Economic growth swept into the Proper’s neighborhood in recent years, including the hotels, the Herald Examiner Building revival and new stores such as a high-profile Apple store in a renovated movie palace. The nearby California Market Center, a city block-size office complex that recently underwent a $250-million makeover, has signed large office leases with apparel companies Adidas and Forever 21.
“All of those factors combine to create a dynamic ecosystem,” Griffin said. “We’re seeing that really take hold on South Broadway.”
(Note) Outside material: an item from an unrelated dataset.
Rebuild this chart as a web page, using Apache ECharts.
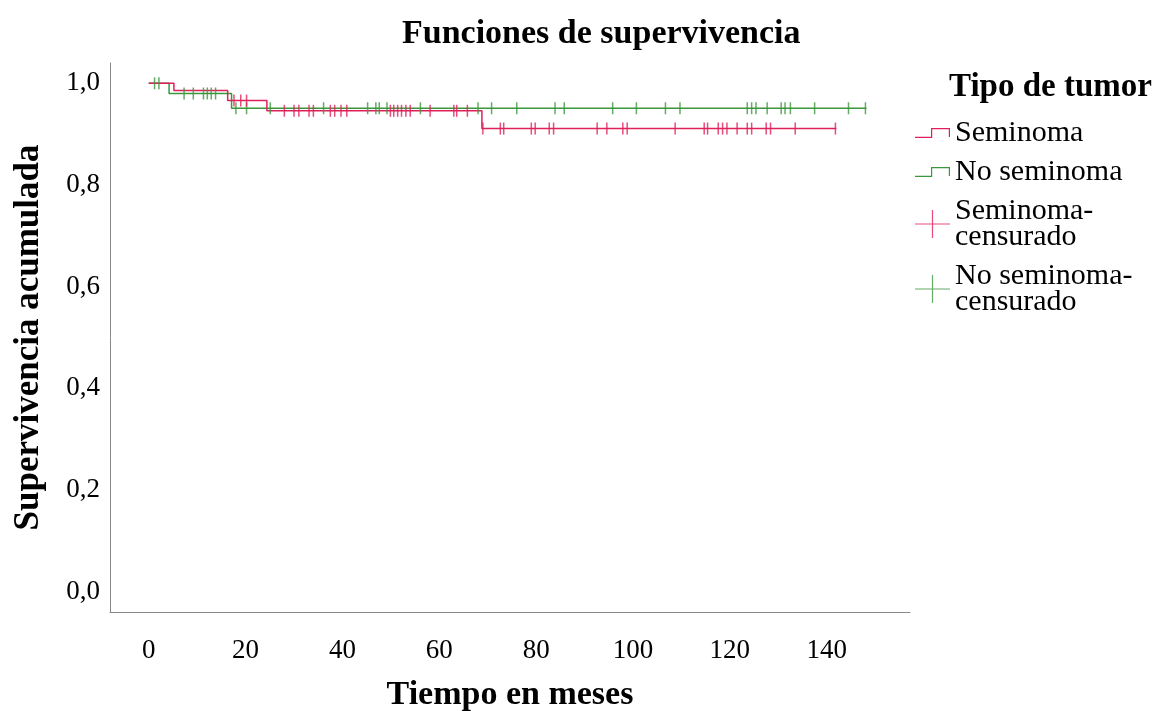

Downtown has the most dense collection of office buildings in the region, most of which are still sparsely occupied because of the pandemic. Full economic recovery there may depend on what percentage of workers returns to offices on a regular basis as COVID fears subside.
The average office population in the Los Angeles metro area was 37% at the beginning of March, up from 26.5% as the year began when the Omicron variant was surging, according to Kastle Systems, which provides key-card entry systems used by many companies and tracks patterns of workers’ card swipes.
Business at hotels that Proper manages has also fluctuated with the pandemic, De Lowe said, with dips in revenue in late December and January followed by a more than 30% jump in February.
Average occupancy in Los Angeles area hotels was 67% in the week that ended March 5, up substantially from early last year when occupancy was 40%, according to STR, a global hospitality data and analytics company. Average daily room rates rose from $116 to $184 in the same period.
“We’re feeling super bullish about the spring and the summer,” De Lowe said. “People have been cooped up for so long. Now they want to explore and experience new things, and I think downtown L.A. really offers that.”